### WRITTEN PROBLEM:
Without including the pictures, copy out every line below.
[START DATA SEGMENT]
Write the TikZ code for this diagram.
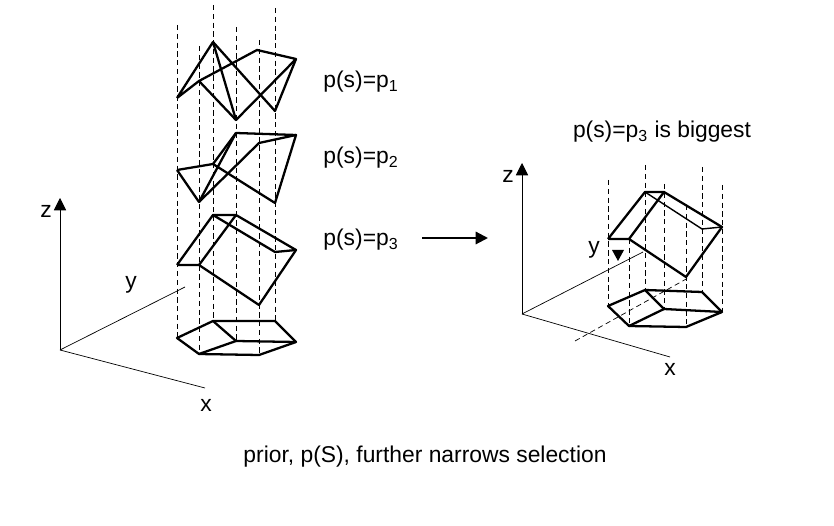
\documentclass[tikz,border=0pt]{standalone}
\usepackage{fontspec}
\setmainfont{Liberation Sans}
\usetikzlibrary{calc,positioning,arrows.meta}
\tikzset{
  wire/.style={line width=1.3pt,line join=round},
  guide/.style={densely dashed,thin},
  tip/.style={-{Triangle[length=7pt,width=7pt]}},
  lbl/.style={font=\fontsize{13}{15}\selectfont,inner sep=0pt}
}
\begin{document}
\begin{tikzpicture}[x=0.02cm,y=-0.02cm]
  \useasboundingbox (0,0) rectangle (834,526);
  % left axes
  \coordinate (O) at (60,350);
  \coordinate (Z) at (60,198);
  \coordinate (X) at (205,388);
  \coordinate (Y) at (185,287);
  \draw[tip] (O) -- (Z);
  \draw (O) -- (X);
  \draw (O) -- (Y);
  \node[lbl] (zl) at (46,211) {z};
  \node[lbl] (xl) at (206,405) {x};
  \node[lbl] (yl) at (131,285) {y};
  % guides
  \draw[guide] (177,25) -- (177,338);
  \draw[guide] (199,46) -- (199,354);
  \draw[guide] (213,5) -- (213,321);
  \draw[guide] (236,27) -- (236,341);
  \draw[guide] (259,40) -- (259,355);
  \draw[guide] (275,8) -- (275,321);
  % p1
  \coordinate (R1) at (177,98);
  \coordinate (R2) at (213,42);
  \coordinate (R3) at (199,81);
  \coordinate (R4) at (236,120);
  \coordinate (R5) at (257,50);
  \coordinate (R6) at (296,59);
  \coordinate (R7) at (275,111);
  \draw[wire] (R1) -- (R2) -- (R4) -- (R6) -- (R5) -- (R3) -- (R1);
  \draw[wire] (R2) -- (R7) -- (R6);
  \draw[wire] (R3) -- (R4);
  % p2
  \coordinate (Q1) at (177,170);
  \coordinate (Q2) at (213,164);
  \coordinate (Q3) at (199,202);
  \coordinate (Q4) at (236,133);
  \coordinate (Q5) at (296,135);
  \coordinate (Q6) at (259,143);
  \coordinate (Q7) at (275,203);
  \draw[wire] (Q1) -- (Q2) -- (Q7) -- (Q5) -- (Q4) -- (Q3) -- (Q1);
  \draw[wire] (Q3) -- (Q6) -- (Q5);
  \draw[wire] (Q2) -- (Q4);
  % p3
  \coordinate (P1) at (177,265);
  \coordinate (P2) at (199,265);
  \coordinate (P3) at (213,215);
  \coordinate (P4) at (236,215);
  \coordinate (P5) at (296,250);
  \coordinate (P6) at (275,252);
  \coordinate (P7) at (259,305);
  \draw[wire] (P1) -- (P3) -- (P4) -- (P5) -- (P7) -- (P2) -- (P1);
  \draw[wire] (P2) -- (P4);
  \draw[wire] (P3) -- (P6) -- (P5);
  % base
  \coordinate (A) at (177,338);
  \coordinate (B) at (213,321);
  \coordinate (C) at (275,321);
  \coordinate (D) at (296,342);
  \coordinate (E) at (259,355);
  \coordinate (F) at (199,354);
  \coordinate (G) at (236,341);
  \draw[wire] (A) -- (B) -- (C) -- (D) -- (E) -- (F) -- cycle;
  \draw[wire] (B) -- (G) -- (D);
  \draw[wire] (F) -- (G);
  % labels
  \node[lbl] (l1) at (361,82) {p(s)=p\textsubscript{1}};
  \node[lbl] (l2) at (361,158) {p(s)=p\textsubscript{2}};
  \node[lbl] (l3) at (361,240) {p(s)=p\textsubscript{3}};
  \coordinate (a1) at (422,238);
  \coordinate (a2) at (488,238);
  \draw[tip,line width=1.2pt] (a1) -- (a2);
  \node[lbl] (big) at (662,132) {p(s)=p\textsubscript{3} is biggest};
  % right axes
  \coordinate (O2) at (522,314);
  \coordinate (Z2) at (522,163);
  \coordinate (X2) at (670,357);
  \coordinate (Y2) at (643,252);
  \draw[tip] (O2) -- (Z2);
  \draw (O2) -- (X2);
  \draw (O2) -- (Y2);
  \draw[guide] (575,341) -- (688,278);
  \fill (612,250) -- (624,250) -- (618,261) -- cycle;
  \node[lbl] (zr) at (508,176) {z};
  \node[lbl] (xr) at (670,369) {x};
  \node[lbl] (yr) at (594,250) {y};
  % right guides
  \draw[guide] (608,180) -- (608,306);
  \draw[guide] (629,239) -- (629,326);
  \draw[guide] (645,165) -- (645,290);
  \draw[guide] (664,184) -- (664,309);
  \draw[guide] (686,205) -- (686,327);
  \draw[guide] (702,167) -- (702,292);
  \draw[guide] (722,185) -- (722,312);
  % winner
  \coordinate (S1) at (608,239);
  \coordinate (S2) at (629,239);
  \coordinate (S3) at (645,192);
  \coordinate (S4) at (664,192);
  \coordinate (S5) at (722,227);
  \coordinate (S6) at (702,229);
  \coordinate (S7) at (686,277);
  \draw[wire] (S1) -- (S3) -- (S4) -- (S5) -- (S7) -- (S2) -- (S1);
  \draw[wire] (S2) -- (S4);
  \draw[thick] (S3) -- (S6) -- (S5);
  % right base
  \coordinate (TA) at (608,306);
  \coordinate (TB) at (645,290);
  \coordinate (TC) at (702,292);
  \coordinate (TD) at (722,312);
  \coordinate (TE) at (686,327);
  \coordinate (TF) at (629,326);
  \coordinate (TG) at (664,309);
  \draw[wire] (TA) -- (TB) -- (TC) -- (TD) -- (TE) -- (TF) -- cycle;
  \draw[wire] (TB) -- (TG) -- (TD);
  \draw[wire] (TF) -- (TG);
  % caption
  \node[lbl] (cap) at (425,457) {prior, p(S), further narrows selection};
\end{tikzpicture}
\end{document}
[END DATA SEGMENT]
### TASK SOLUTION:
Write the TikZ code for this diagram.
\documentclass[tikz,border=0pt]{standalone}
\usepackage{fontspec}
\setmainfont{Liberation Sans}
\usetikzlibrary{calc,positioning,arrows.meta}
\tikzset{
  wire/.style={line width=1.3pt,line join=round},
  guide/.style={densely dashed,thin},
  tip/.style={-{Triangle[length=7pt,width=7pt]}},
  lbl/.style={font=\fontsize{13}{15}\selectfont,inner sep=0pt}
}
\begin{document}
\begin{tikzpicture}[x=0.02cm,y=-0.02cm]
  \useasboundingbox (0,0) rectangle (834,526);
  % left axes
  \coordinate (O) at (60,350);
  \coordinate (Z) at (60,198);
  \coordinate (X) at (205,388);
  \coordinate (Y) at (185,287);
  \draw[tip] (O) -- (Z);
  \draw (O) -- (X);
  \draw (O) -- (Y);
  \node[lbl] (zl) at (46,211) {z};
  \node[lbl] (xl) at (206,405) {x};
  \node[lbl] (yl) at (131,285) {y};
  % guides
  \draw[guide] (177,25) -- (177,338);
  \draw[guide] (199,46) -- (199,354);
  \draw[guide] (213,5) -- (213,321);
  \draw[guide] (236,27) -- (236,341);
  \draw[guide] (259,40) -- (259,355);
  \draw[guide] (275,8) -- (275,321);
  % p1
  \coordinate (R1) at (177,98);
  \coordinate (R2) at (213,42);
  \coordinate (R3) at (199,81);
  \coordinate (R4) at (236,120);
  \coordinate (R5) at (257,50);
  \coordinate (R6) at (296,59);
  \coordinate (R7) at (275,111);
  \draw[wire] (R1) -- (R2) -- (R4) -- (R6) -- (R5) -- (R3) -- (R1);
  \draw[wire] (R2) -- (R7) -- (R6);
  \draw[wire] (R3) -- (R4);
  % p2
  \coordinate (Q1) at (177,170);
  \coordinate (Q2) at (213,164);
  \coordinate (Q3) at (199,202);
  \coordinate (Q4) at (236,133);
  \coordinate (Q5) at (296,135);
  \coordinate (Q6) at (259,143);
  \coordinate (Q7) at (275,203);
  \draw[wire] (Q1) -- (Q2) -- (Q7) -- (Q5) -- (Q4) -- (Q3) -- (Q1);
  \draw[wire] (Q3) -- (Q6) -- (Q5);
  \draw[wire] (Q2) -- (Q4);
  % p3
  \coordinate (P1) at (177,265);
  \coordinate (P2) at (199,265);
  \coordinate (P3) at (213,215);
  \coordinate (P4) at (236,215);
  \coordinate (P5) at (296,250);
  \coordinate (P6) at (275,252);
  \coordinate (P7) at (259,305);
  \draw[wire] (P1) -- (P3) -- (P4) -- (P5) -- (P7) -- (P2) -- (P1);
  \draw[wire] (P2) -- (P4);
  \draw[wire] (P3) -- (P6) -- (P5);
  % base
  \coordinate (A) at (177,338);
  \coordinate (B) at (213,321);
  \coordinate (C) at (275,321);
  \coordinate (D) at (296,342);
  \coordinate (E) at (259,355);
  \coordinate (F) at (199,354);
  \coordinate (G) at (236,341);
  \draw[wire] (A) -- (B) -- (C) -- (D) -- (E) -- (F) -- cycle;
  \draw[wire] (B) -- (G) -- (D);
  \draw[wire] (F) -- (G);
  % labels
  \node[lbl] (l1) at (361,82) {p(s)=p\textsubscript{1}};
  \node[lbl] (l2) at (361,158) {p(s)=p\textsubscript{2}};
  \node[lbl] (l3) at (361,240) {p(s)=p\textsubscript{3}};
  \coordinate (a1) at (422,238);
  \coordinate (a2) at (488,238);
  \draw[tip,line width=1.2pt] (a1) -- (a2);
  \node[lbl] (big) at (662,132) {p(s)=p\textsubscript{3} is biggest};
  % right axes
  \coordinate (O2) at (522,314);
  \coordinate (Z2) at (522,163);
  \coordinate (X2) at (670,357);
  \coordinate (Y2) at (643,252);
  \draw[tip] (O2) -- (Z2);
  \draw (O2) -- (X2);
  \draw (O2) -- (Y2);
  \draw[guide] (575,341) -- (688,278);
  \fill (612,250) -- (624,250) -- (618,261) -- cycle;
  \node[lbl] (zr) at (508,176) {z};
  \node[lbl] (xr) at (670,369) {x};
  \node[lbl] (yr) at (594,250) {y};
  % right guides
  \draw[guide] (608,180) -- (608,306);
  \draw[guide] (629,239) -- (629,326);
  \draw[guide] (645,165) -- (645,290);
  \draw[guide] (664,184) -- (664,309);
  \draw[guide] (686,205) -- (686,327);
  \draw[guide] (702,167) -- (702,292);
  \draw[guide] (722,185) -- (722,312);
  % winner
  \coordinate (S1) at (608,239);
  \coordinate (S2) at (629,239);
  \coordinate (S3) at (645,192);
  \coordinate (S4) at (664,192);
  \coordinate (S5) at (722,227);
  \coordinate (S6) at (702,229);
  \coordinate (S7) at (686,277);
  \draw[wire] (S1) -- (S3) -- (S4) -- (S5) -- (S7) -- (S2) -- (S1);
  \draw[wire] (S2) -- (S4);
  \draw[thick] (S3) -- (S6) -- (S5);
  % right base
  \coordinate (TA) at (608,306);
  \coordinate (TB) at (645,290);
  \coordinate (TC) at (702,292);
  \coordinate (TD) at (722,312);
  \coordinate (TE) at (686,327);
  \coordinate (TF) at (629,326);
  \coordinate (TG) at (664,309);
  \draw[wire] (TA) -- (TB) -- (TC) -- (TD) -- (TE) -- (TF) -- cycle;
  \draw[wire] (TB) -- (TG) -- (TD);
  \draw[wire] (TF) -- (TG);
  % caption
  \node[lbl] (cap) at (425,457) {prior, p(S), further narrows selection};
\end{tikzpicture}
\end{document}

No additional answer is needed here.